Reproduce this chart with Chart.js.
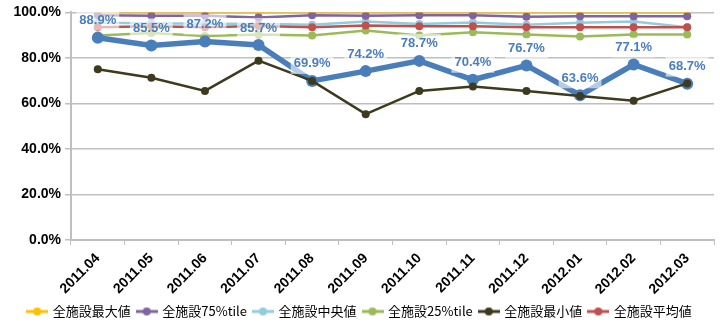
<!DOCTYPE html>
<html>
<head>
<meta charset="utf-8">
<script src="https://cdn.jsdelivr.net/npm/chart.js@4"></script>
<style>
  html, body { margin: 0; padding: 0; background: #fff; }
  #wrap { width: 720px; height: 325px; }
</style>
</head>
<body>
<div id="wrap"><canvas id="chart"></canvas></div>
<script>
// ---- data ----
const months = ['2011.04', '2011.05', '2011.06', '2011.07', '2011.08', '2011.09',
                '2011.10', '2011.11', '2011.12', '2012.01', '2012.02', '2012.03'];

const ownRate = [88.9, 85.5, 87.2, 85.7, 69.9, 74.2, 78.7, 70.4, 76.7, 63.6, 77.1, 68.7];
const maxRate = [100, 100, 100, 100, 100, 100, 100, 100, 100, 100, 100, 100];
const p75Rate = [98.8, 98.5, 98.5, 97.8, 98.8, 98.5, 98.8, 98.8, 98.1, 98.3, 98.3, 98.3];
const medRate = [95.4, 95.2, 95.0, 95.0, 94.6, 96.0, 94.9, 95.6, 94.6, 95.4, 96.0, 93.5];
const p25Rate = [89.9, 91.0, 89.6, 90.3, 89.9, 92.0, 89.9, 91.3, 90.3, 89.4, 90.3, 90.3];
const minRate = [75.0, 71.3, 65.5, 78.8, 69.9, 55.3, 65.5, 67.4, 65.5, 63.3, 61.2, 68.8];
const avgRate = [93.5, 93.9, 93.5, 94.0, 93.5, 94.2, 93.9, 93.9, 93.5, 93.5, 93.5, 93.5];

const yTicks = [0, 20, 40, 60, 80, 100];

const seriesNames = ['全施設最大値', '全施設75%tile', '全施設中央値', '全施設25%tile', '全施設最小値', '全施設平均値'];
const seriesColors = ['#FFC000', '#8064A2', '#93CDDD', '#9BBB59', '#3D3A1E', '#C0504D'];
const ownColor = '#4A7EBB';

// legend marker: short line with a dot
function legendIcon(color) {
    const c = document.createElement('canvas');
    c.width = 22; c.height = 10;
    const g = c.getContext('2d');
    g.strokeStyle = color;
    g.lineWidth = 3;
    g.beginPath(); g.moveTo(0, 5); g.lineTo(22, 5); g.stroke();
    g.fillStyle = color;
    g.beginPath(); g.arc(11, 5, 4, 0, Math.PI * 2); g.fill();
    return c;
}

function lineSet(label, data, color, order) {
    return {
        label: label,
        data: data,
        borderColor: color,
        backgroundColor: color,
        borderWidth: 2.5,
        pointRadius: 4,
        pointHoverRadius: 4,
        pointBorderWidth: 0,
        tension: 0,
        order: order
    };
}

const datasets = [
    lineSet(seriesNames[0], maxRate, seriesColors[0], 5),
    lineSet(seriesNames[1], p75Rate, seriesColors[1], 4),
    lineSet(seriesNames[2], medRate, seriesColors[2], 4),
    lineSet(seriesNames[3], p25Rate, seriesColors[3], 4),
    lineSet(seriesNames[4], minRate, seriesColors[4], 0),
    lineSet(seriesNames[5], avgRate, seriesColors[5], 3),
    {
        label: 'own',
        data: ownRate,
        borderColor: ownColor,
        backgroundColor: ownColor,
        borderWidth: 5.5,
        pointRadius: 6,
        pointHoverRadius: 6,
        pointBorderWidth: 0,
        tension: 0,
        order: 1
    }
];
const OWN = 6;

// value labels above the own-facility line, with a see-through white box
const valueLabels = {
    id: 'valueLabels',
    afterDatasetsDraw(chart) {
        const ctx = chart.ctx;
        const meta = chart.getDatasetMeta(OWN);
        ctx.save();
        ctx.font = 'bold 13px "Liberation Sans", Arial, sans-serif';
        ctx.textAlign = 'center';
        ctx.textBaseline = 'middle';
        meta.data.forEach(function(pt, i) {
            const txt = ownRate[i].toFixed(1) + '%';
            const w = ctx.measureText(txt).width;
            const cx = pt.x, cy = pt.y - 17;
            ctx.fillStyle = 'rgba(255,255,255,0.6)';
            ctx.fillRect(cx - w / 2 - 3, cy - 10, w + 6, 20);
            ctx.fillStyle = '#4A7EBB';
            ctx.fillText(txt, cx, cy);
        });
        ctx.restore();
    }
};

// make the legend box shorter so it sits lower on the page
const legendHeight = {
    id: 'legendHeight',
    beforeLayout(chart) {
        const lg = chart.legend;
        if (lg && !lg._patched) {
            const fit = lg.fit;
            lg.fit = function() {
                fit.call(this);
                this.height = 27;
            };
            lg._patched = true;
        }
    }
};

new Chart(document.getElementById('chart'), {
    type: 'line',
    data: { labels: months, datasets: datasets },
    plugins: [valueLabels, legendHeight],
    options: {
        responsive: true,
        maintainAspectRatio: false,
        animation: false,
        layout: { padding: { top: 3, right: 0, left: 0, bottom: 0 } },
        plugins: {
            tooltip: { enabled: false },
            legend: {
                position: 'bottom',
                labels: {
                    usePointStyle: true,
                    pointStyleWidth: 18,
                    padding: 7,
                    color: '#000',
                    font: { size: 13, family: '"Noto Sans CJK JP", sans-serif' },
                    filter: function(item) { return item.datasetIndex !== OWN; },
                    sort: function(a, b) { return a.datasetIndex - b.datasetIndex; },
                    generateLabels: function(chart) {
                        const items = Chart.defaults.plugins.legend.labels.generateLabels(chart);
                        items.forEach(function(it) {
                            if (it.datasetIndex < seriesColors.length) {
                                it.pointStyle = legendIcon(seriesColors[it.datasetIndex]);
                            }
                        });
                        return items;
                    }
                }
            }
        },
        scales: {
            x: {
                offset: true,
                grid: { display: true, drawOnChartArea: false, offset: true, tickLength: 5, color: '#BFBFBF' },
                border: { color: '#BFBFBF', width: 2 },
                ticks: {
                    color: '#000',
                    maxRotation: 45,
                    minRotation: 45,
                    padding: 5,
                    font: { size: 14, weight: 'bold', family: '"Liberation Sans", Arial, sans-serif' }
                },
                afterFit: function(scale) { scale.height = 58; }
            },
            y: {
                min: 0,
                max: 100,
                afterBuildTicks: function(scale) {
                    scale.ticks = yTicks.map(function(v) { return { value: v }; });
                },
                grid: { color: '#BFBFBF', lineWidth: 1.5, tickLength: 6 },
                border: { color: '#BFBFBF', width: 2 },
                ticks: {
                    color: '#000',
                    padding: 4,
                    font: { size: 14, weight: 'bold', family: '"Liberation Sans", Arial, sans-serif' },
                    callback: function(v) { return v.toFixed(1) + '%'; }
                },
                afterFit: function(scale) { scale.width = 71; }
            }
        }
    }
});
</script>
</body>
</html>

*INSTRUCTION*
Extract the lines exactly, please: the first line of the listing, the line with "const ownColor = '#4A7EBB';", and every line between them, but no pictures.

*OUTPUT BELOW*
Reproduce this chart with Chart.js.
<!DOCTYPE html>
<html>
<head>
<meta charset="utf-8">
<script src="https://cdn.jsdelivr.net/npm/chart.js@4"></script>
<style>
  html, body { margin: 0; padding: 0; background: #fff; }
  #wrap { width: 720px; height: 325px; }
</style>
</head>
<body>
<div id="wrap"><canvas id="chart"></canvas></div>
<script>
// ---- data ----
const months = ['2011.04', '2011.05', '2011.06', '2011.07', '2011.08', '2011.09',
                '2011.10', '2011.11', '2011.12', '2012.01', '2012.02', '2012.03'];

const ownRate = [88.9, 85.5, 87.2, 85.7, 69.9, 74.2, 78.7, 70.4, 76.7, 63.6, 77.1, 68.7];
const maxRate = [100, 100, 100, 100, 100, 100, 100, 100, 100, 100, 100, 100];
const p75Rate = [98.8, 98.5, 98.5, 97.8, 98.8, 98.5, 98.8, 98.8, 98.1, 98.3, 98.3, 98.3];
const medRate = [95.4, 95.2, 95.0, 95.0, 94.6, 96.0, 94.9, 95.6, 94.6, 95.4, 96.0, 93.5];
const p25Rate = [89.9, 91.0, 89.6, 90.3, 89.9, 92.0, 89.9, 91.3, 90.3, 89.4, 90.3, 90.3];
const minRate = [75.0, 71.3, 65.5, 78.8, 69.9, 55.3, 65.5, 67.4, 65.5, 63.3, 61.2, 68.8];
const avgRate = [93.5, 93.9, 93.5, 94.0, 93.5, 94.2, 93.9, 93.9, 93.5, 93.5, 93.5, 93.5];

const yTicks = [0, 20, 40, 60, 80, 100];

const seriesNames = ['全施設最大値', '全施設75%tile', '全施設中央値', '全施設25%tile', '全施設最小値', '全施設平均値'];
const seriesColors = ['#FFC000', '#8064A2', '#93CDDD', '#9BBB59', '#3D3A1E', '#C0504D'];
const ownColor = '#4A7EBB';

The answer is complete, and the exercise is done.